• [What to do]:
Take the lines from the beginning of the material through the line containing "(0,0) rectangle (1045,991);" and retype them exactly, leaving the pictures out.

⁂

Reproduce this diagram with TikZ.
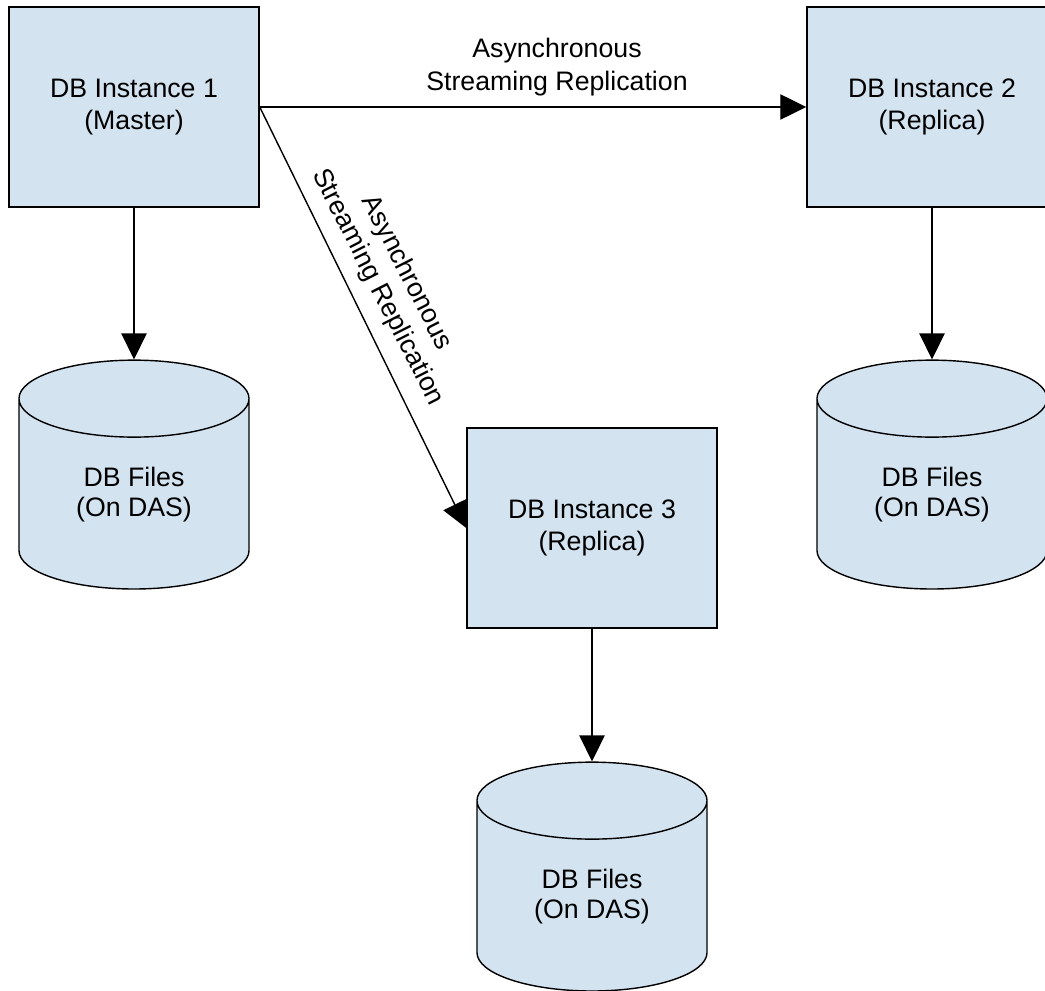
\documentclass[tikz,border=0pt]{standalone}
\usepackage{fontspec}
\setmainfont{Liberation Sans}
\usetikzlibrary{shapes,arrows.meta,positioning}
\definecolor{boxblue}{RGB}{211,227,240}

\tikzset{
    dbbox/.style={draw, rectangle, fill=boxblue, line width=1pt, minimum width=6.25cm, minimum height=5cm, align=center, font=\fontsize{19}{23}\selectfont},
    dbfiles/.style={draw, cylinder, shape border rotate=90, aspect=0.615, cylinder uses custom fill, cylinder body fill=boxblue, cylinder end fill=boxblue, line width=1pt, minimum width=5.75cm, minimum height=5.72cm, text depth=11.5pt, align=center, font=\fontsize{19}{21.5}\selectfont},
    flow/.style={draw, -{Triangle[length=18.5pt,width=18pt]}, line width=1pt},
    flowtext/.style={align=center, font=\fontsize{19}{23}\selectfont}
}

\begin{document}
\begin{tikzpicture}[x=0.025cm, y=-0.025cm]
    \useasboundingbox (0,0) rectangle (1045,991);

    \node[dbbox] (inst1) at (134,107) {DB Instance 1\\(Master)};
    \node[dbbox] (inst2) at (932,107) {DB Instance 2\\(Replica)};
    \node[dbbox] (inst3) at (592,528) {DB Instance 3\\(Replica)};

    \node[dbfiles] (files1) at (134,499.6) {DB Files\\(On DAS)};
    \node[dbfiles] (files2) at (932,499.6) {DB Files\\(On DAS)};
    \node[dbfiles] (files3) at (592,901.6) {DB Files\\(On DAS)};

    \draw[flow] (inst1.east) -- (inst2.west);
    \draw[flow] (inst1.east) -- (inst3.west);
    \draw[flow] (inst1.south) -- (files1.north);
    \draw[flow] (inst2.south) -- (files2.north);
    \draw[flow] (inst3.south) -- (files3.north);

    \node[flowtext] (label12) at (557,67) {Asynchronous\\Streaming Replication};
    \node[flowtext, rotate=-63] (label13) at (392,280) {Asynchronous\\Streaming Replication};
\end{tikzpicture}
\end{document}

⁂

• [Output of the exercise]:
Reproduce this diagram with TikZ.
\documentclass[tikz,border=0pt]{standalone}
\usepackage{fontspec}
\setmainfont{Liberation Sans}
\usetikzlibrary{shapes,arrows.meta,positioning}
\definecolor{boxblue}{RGB}{211,227,240}

\tikzset{
    dbbox/.style={draw, rectangle, fill=boxblue, line width=1pt, minimum width=6.25cm, minimum height=5cm, align=center, font=\fontsize{19}{23}\selectfont},
    dbfiles/.style={draw, cylinder, shape border rotate=90, aspect=0.615, cylinder uses custom fill, cylinder body fill=boxblue, cylinder end fill=boxblue, line width=1pt, minimum width=5.75cm, minimum height=5.72cm, text depth=11.5pt, align=center, font=\fontsize{19}{21.5}\selectfont},
    flow/.style={draw, -{Triangle[length=18.5pt,width=18pt]}, line width=1pt},
    flowtext/.style={align=center, font=\fontsize{19}{23}\selectfont}
}

\begin{document}
\begin{tikzpicture}[x=0.025cm, y=-0.025cm]
    \useasboundingbox (0,0) rectangle (1045,991);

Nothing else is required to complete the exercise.